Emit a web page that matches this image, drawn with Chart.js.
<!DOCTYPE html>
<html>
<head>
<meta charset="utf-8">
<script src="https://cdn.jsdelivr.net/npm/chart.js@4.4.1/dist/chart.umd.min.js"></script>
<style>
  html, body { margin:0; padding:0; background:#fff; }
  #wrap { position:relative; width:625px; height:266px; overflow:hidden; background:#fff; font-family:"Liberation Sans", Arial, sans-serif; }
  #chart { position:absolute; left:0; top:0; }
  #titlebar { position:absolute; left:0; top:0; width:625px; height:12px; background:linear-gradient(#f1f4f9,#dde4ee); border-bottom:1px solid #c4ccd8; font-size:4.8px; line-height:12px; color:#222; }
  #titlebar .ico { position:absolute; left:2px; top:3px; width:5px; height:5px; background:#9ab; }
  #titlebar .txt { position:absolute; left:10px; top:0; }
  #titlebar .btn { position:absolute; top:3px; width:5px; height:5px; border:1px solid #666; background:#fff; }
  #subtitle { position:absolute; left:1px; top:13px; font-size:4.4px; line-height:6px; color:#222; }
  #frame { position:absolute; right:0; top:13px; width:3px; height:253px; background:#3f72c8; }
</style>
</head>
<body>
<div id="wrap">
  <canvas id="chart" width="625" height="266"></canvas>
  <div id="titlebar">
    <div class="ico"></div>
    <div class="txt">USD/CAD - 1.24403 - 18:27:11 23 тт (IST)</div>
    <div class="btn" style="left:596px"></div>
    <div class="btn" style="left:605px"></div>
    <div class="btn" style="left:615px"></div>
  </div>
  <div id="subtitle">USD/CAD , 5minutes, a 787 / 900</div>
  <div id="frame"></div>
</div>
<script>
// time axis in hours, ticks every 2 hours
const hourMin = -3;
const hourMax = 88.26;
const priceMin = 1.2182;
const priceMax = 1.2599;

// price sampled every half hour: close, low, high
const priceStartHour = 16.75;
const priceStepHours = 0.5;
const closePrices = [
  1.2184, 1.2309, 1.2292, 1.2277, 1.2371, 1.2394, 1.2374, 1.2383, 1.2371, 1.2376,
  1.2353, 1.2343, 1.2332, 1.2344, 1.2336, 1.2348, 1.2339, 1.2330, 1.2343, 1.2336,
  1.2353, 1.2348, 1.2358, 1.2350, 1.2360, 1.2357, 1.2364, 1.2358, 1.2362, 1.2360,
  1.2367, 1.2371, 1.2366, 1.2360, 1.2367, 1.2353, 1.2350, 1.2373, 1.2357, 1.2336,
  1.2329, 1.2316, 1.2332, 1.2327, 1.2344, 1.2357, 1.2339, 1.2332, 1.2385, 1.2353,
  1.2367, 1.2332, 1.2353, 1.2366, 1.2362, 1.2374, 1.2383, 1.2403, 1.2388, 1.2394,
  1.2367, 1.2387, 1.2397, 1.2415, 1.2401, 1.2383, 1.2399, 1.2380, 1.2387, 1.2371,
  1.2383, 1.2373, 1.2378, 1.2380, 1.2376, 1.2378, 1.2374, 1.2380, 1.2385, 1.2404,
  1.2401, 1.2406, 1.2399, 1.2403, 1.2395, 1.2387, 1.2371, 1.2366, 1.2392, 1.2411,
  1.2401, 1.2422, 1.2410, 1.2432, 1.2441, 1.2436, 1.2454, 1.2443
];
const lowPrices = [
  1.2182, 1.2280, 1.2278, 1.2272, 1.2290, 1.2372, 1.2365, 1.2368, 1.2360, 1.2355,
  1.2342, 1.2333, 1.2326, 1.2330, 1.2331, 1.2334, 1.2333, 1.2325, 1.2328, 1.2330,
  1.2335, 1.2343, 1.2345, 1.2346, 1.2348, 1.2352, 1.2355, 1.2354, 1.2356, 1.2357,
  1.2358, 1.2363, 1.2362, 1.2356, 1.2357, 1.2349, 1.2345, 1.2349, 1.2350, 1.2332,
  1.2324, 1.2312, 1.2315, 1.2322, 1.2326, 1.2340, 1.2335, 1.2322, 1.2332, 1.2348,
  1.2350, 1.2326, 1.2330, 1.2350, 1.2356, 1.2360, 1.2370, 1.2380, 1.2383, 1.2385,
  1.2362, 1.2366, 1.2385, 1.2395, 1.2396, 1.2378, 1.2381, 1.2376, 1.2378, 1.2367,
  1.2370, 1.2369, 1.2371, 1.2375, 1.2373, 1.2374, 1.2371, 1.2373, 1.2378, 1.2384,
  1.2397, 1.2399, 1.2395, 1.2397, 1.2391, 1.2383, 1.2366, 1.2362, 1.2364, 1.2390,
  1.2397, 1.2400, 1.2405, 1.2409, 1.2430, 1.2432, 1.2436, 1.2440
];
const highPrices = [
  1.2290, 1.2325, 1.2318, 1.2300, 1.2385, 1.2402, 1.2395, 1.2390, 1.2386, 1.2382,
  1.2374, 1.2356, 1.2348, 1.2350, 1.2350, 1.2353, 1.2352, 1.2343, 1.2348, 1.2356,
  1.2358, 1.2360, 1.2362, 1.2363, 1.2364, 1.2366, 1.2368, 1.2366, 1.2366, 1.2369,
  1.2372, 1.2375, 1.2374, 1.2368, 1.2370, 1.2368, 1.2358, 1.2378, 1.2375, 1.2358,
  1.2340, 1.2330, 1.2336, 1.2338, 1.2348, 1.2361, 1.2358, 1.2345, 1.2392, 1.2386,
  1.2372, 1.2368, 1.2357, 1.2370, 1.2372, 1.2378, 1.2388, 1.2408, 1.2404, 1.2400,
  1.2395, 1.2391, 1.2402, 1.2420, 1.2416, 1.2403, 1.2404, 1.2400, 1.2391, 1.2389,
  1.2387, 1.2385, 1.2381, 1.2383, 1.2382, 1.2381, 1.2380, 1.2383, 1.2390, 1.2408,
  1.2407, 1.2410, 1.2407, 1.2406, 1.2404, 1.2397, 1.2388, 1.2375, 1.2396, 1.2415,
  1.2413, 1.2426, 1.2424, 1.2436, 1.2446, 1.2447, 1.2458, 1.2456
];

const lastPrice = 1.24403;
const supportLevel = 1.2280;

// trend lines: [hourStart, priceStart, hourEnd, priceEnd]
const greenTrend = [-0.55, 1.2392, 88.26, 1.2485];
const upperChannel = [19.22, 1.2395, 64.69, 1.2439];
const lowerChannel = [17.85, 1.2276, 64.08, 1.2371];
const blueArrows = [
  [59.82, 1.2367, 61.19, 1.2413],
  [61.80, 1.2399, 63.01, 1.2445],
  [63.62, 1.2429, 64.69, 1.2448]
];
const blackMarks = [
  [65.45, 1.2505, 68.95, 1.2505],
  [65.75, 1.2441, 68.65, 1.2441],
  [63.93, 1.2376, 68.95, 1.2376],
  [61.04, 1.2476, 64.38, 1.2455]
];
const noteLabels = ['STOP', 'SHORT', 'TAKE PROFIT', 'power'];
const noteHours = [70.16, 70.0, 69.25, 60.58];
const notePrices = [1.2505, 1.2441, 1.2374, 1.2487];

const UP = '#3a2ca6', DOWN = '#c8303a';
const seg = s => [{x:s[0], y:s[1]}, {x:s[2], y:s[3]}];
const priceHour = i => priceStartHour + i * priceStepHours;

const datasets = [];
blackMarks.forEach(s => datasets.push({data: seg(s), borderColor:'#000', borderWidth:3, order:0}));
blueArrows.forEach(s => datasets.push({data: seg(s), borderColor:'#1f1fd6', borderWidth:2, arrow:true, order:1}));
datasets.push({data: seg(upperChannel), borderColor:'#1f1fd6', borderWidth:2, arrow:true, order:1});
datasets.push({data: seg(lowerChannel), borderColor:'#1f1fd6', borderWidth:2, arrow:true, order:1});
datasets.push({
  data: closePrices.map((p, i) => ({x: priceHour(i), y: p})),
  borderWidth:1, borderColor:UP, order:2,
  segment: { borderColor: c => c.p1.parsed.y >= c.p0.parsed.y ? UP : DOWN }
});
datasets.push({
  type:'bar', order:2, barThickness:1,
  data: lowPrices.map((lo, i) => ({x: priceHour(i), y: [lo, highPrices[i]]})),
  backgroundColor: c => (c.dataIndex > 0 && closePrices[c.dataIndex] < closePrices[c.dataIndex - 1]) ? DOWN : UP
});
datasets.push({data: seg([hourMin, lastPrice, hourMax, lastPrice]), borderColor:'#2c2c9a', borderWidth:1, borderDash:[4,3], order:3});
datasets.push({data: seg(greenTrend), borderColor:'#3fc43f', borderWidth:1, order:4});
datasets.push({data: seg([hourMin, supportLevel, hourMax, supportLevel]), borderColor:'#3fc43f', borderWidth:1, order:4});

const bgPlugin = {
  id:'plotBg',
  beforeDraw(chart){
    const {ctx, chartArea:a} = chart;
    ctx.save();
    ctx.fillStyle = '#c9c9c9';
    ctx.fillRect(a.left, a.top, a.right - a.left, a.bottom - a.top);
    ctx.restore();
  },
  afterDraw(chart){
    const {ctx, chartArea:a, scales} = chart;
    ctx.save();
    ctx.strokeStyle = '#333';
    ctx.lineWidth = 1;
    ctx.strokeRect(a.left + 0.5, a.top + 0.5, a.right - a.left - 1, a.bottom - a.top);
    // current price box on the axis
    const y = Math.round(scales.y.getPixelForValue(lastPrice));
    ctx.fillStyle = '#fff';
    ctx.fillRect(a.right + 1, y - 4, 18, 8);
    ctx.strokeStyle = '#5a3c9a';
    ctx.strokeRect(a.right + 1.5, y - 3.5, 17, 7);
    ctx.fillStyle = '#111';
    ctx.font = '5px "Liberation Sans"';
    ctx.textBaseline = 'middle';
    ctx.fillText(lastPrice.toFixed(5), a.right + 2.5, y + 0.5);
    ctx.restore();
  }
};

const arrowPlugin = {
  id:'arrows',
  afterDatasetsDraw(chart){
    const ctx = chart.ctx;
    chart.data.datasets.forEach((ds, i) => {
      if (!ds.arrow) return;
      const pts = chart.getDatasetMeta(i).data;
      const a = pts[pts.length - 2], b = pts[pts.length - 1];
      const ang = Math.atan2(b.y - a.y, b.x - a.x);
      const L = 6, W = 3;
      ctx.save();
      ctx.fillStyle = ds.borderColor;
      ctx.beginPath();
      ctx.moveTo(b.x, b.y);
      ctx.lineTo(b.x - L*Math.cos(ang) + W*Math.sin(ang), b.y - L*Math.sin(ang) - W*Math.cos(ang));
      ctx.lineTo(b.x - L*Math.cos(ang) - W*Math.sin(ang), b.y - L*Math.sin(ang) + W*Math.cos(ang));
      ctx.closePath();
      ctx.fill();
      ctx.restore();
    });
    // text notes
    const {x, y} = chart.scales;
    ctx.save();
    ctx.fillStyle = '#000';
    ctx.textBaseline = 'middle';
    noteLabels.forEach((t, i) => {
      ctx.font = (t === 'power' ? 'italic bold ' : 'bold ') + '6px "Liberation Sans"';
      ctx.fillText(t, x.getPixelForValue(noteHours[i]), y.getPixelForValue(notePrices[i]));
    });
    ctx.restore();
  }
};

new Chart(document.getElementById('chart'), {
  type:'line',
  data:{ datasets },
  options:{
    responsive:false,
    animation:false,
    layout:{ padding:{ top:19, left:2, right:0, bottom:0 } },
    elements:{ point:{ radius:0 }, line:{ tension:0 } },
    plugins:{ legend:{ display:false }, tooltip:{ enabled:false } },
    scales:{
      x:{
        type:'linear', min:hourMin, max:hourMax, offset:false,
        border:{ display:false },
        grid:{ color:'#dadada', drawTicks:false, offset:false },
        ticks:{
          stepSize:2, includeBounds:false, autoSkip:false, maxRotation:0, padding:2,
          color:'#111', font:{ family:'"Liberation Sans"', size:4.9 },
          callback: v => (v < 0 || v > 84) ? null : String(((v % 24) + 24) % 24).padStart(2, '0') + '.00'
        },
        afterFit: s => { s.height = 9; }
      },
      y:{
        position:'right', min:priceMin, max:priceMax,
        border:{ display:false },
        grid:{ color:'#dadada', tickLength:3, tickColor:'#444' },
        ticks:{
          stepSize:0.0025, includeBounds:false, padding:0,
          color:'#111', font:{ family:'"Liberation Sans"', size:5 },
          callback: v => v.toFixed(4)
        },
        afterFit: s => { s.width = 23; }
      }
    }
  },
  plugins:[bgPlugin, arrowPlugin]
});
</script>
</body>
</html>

What needs to be done
Exactly as written, please reproduce the lines from the first line of the data to the line containing "const priceMax = 1.2599;", inclusive, and nothing else.

Answer to the exercise
Emit a web page that matches this image, drawn with Chart.js.
<!DOCTYPE html>
<html>
<head>
<meta charset="utf-8">
<script src="https://cdn.jsdelivr.net/npm/chart.js@4.4.1/dist/chart.umd.min.js"></script>
<style>
  html, body { margin:0; padding:0; background:#fff; }
  #wrap { position:relative; width:625px; height:266px; overflow:hidden; background:#fff; font-family:"Liberation Sans", Arial, sans-serif; }
  #chart { position:absolute; left:0; top:0; }
  #titlebar { position:absolute; left:0; top:0; width:625px; height:12px; background:linear-gradient(#f1f4f9,#dde4ee); border-bottom:1px solid #c4ccd8; font-size:4.8px; line-height:12px; color:#222; }
  #titlebar .ico { position:absolute; left:2px; top:3px; width:5px; height:5px; background:#9ab; }
  #titlebar .txt { position:absolute; left:10px; top:0; }
  #titlebar .btn { position:absolute; top:3px; width:5px; height:5px; border:1px solid #666; background:#fff; }
  #subtitle { position:absolute; left:1px; top:13px; font-size:4.4px; line-height:6px; color:#222; }
  #frame { position:absolute; right:0; top:13px; width:3px; height:253px; background:#3f72c8; }
</style>
</head>
<body>
<div id="wrap">
  <canvas id="chart" width="625" height="266"></canvas>
  <div id="titlebar">
    <div class="ico"></div>
    <div class="txt">USD/CAD - 1.24403 - 18:27:11 23 тт (IST)</div>
    <div class="btn" style="left:596px"></div>
    <div class="btn" style="left:605px"></div>
    <div class="btn" style="left:615px"></div>
  </div>
  <div id="subtitle">USD/CAD , 5minutes, a 787 / 900</div>
  <div id="frame"></div>
</div>
<script>
// time axis in hours, ticks every 2 hours
const hourMin = -3;
const hourMax = 88.26;
const priceMin = 1.2182;
const priceMax = 1.2599;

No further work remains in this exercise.